ECLI:NL:RBDHA:2021:7825
Rechtbank Den Haag
- Eerste aanleg - enkelvoudig
- Rechtspraak.nl
Afwijzing verzoek om voorlopige voorziening in asielzaak
In deze zaak heeft de voorzieningenrechter van de Rechtbank Den Haag op 8 juli 2021 uitspraak gedaan over een verzoek om een voorlopige voorziening in het kader van een asielaanvraag. De verzoeker, vertegenwoordigd door zijn gemachtigde mr.
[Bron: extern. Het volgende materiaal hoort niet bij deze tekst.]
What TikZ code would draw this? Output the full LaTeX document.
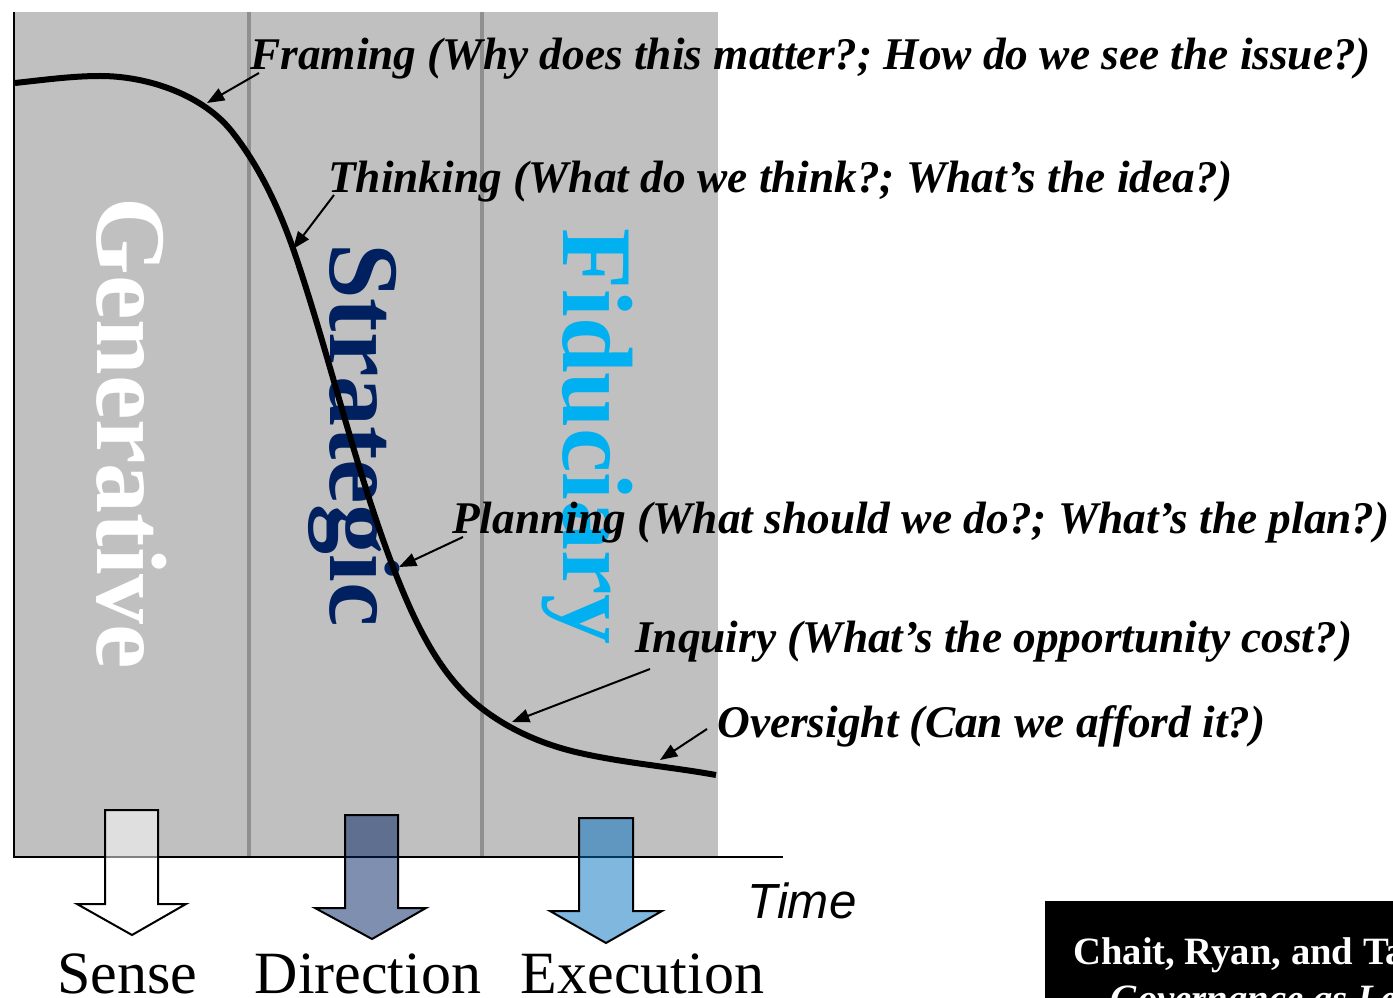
\documentclass[tikz,border=0pt]{standalone}
\usepackage{fontspec}
\setmainfont{Liberation Serif}
\newfontfamily\timefont{Liberation Sans}
\usetikzlibrary{arrows.meta}
\definecolor{panelgray}{HTML}{C0C0C0}
\definecolor{divgray}{HTML}{8F8F8F}
\definecolor{navy}{HTML}{002060}
\definecolor{skyblue}{HTML}{00B0F0}
\definecolor{midblue}{HTML}{0070C0}
\begin{document}
\begin{tikzpicture}[x=0.75pt,y=-0.75pt,
  lbl/.style={font=\bfseries\itshape\fontsize{34}{40}\selectfont, anchor=base west, inner sep=0pt},
  big/.style={font=\bfseries\fontsize{75}{80}\selectfont, anchor=base west, inner sep=0pt, rotate=-90},
  ptr/.style={line width=1.5pt, -{Triangle[length=13pt,width=10pt]}},
  blockarrow/.style={draw=black, line width=1.5pt, line join=miter, fill opacity=0.5},
  bottomlbl/.style={font=\fontsize{45}{50}\selectfont, anchor=base, inner sep=0pt},
  divider/.style={divgray, line width=3.2pt}]
\useasboundingbox (0,0) rectangle (1393,998);
\begin{scope}
\clip (0,0) rectangle (1393,998);
% panel
\fill[panelgray] (14,12) rectangle (718,857);
\draw[divider] (249,12) -- (249,857);
\draw[divider] (482,12) -- (482,857);
% big rotated words
\node[big, white] (gen) at (97,197) {Generative};
\node[big, navy] (str) at (330,243) {Strategic};
\node[big, skyblue] (fid) at (563,228) {Fiduciary};
% curve
\draw[line width=4.5pt, line cap=butt]
  (15,83) .. controls (43,80) and (72,76) .. (100,76)
  .. controls (148,76) and (204,95) .. (233,133)
  .. controls (262,170) and (282,215) .. (297,260)
  .. controls (331,362) and (355,467) .. (393,567)
  .. controls (413,618) and (437,673) .. (480,707)
  .. controls (509,730) and (544,745) .. (580,753)
  .. controls (624,763) and (672,767) .. (716,775);
% axes
\coordinate (ytop) at (14,12);
\coordinate (orig) at (14,857);
\coordinate (xend) at (783,857);
\draw[line width=1.5pt] (ytop) -- (orig) -- (xend);
% block arrows
\filldraw[blockarrow, fill=white] (105,810) -- (158,810) -- (158,904) -- (186,904) -- (132,935) -- (77,904) -- (105,904) -- cycle;
\filldraw[blockarrow, fill=navy] (345,815) -- (398,815) -- (398,908) -- (426,908) -- (372,939) -- (315,908) -- (345,908) -- cycle;
\filldraw[blockarrow, fill=midblue] (579,818) -- (633,818) -- (633,911) -- (662,911) -- (606,943) -- (550,911) -- (579,911) -- cycle;
\node[bottomlbl] (sense) at (127.5,993) {Sense};
\node[bottomlbl] (dir) at (368,993) {Direction};
\node[bottomlbl] (exe) at (642.5,993) {Execution};
\node[font=\timefont\itshape\fontsize{37}{40}\selectfont, anchor=base west, inner sep=0pt] (time) at (747,918) {Time};
% labels
\node[lbl] (framing) at (250,70) {Framing (Why does this matter?; How do we see the issue?)};
\node[lbl] (thinking) at (328,193) {Thinking (What do we think?; What’s the idea?)};
\node[lbl] (planning) at (452,533) {Planning (What should we do?; What’s the plan?)};
\node[lbl] (inquiry) at (635,652) {Inquiry (What’s the opportunity cost?)};
\node[lbl] (oversight) at (717,737) {Oversight (Can we afford it?)};
% pointers
\coordinate (fr-s) at (259,73);  \coordinate (fr-e) at (207,103);
\coordinate (th-s) at (334,195); \coordinate (th-e) at (293,249);
\coordinate (pl-s) at (463,537); \coordinate (pl-e) at (399,567);
\coordinate (in-s) at (650,669); \coordinate (in-e) at (512,722);
\coordinate (ov-s) at (707,729); \coordinate (ov-e) at (660,760);
\draw[ptr] (fr-s) -- (fr-e);
\draw[ptr] (th-s) -- (th-e);
\draw[ptr] (pl-s) -- (pl-e);
\draw[ptr] (in-s) -- (in-e);
\draw[ptr] (ov-s) -- (ov-e);
% citation box
\fill[black] (1045,901) rectangle (1420,1030);
\node[font=\bfseries\fontsize{29}{32}\selectfont, text=white, anchor=base west, inner sep=0pt] (cite1) at (1073,964) {Chait, Ryan, and Taylor};
\node[font=\bfseries\itshape\fontsize{29}{32}\selectfont, text=white, anchor=base west, inner sep=0pt] (cite2) at (1110,1011) {Governance as Leadership};
\end{scope}
\end{tikzpicture}
\end{document}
M.A. Krikke, had beroep ingesteld tegen een besluit van de staatssecretaris van Justitie en Veiligheid, dat zijn asielaanvraag op 3 maart 2021 niet-ontvankelijk was verklaard. Tijdens de zitting op 8 juli 2021 zijn zowel de verzoeker als zijn gemachtigde niet verschenen, terwijl de staatssecretaris zich liet vertegenwoordigen door zijn gemachtigde A. Hadfy-Kovács.
De voorzieningenrechter heeft het verzoek om voorlopige voorziening behandeld, maar heeft dit verzoek afgewezen. De afwijzing was gebaseerd op de uitspraak die op dezelfde dag in een andere zaak (NL21.3183) werd gedaan, waarin de rechtbank ook uitspraak deed op het beroep van de verzoeker. De voorzieningenrechter oordeelde dat er geen aanleiding was voor een proceskostenveroordeling. De uitspraak is openbaar uitgesproken door mr. W.M.P. van Alphen, in aanwezigheid van griffier mr. M.Ch. Grazell. Tegen deze uitspraak staat geen hoger beroep of verzet open.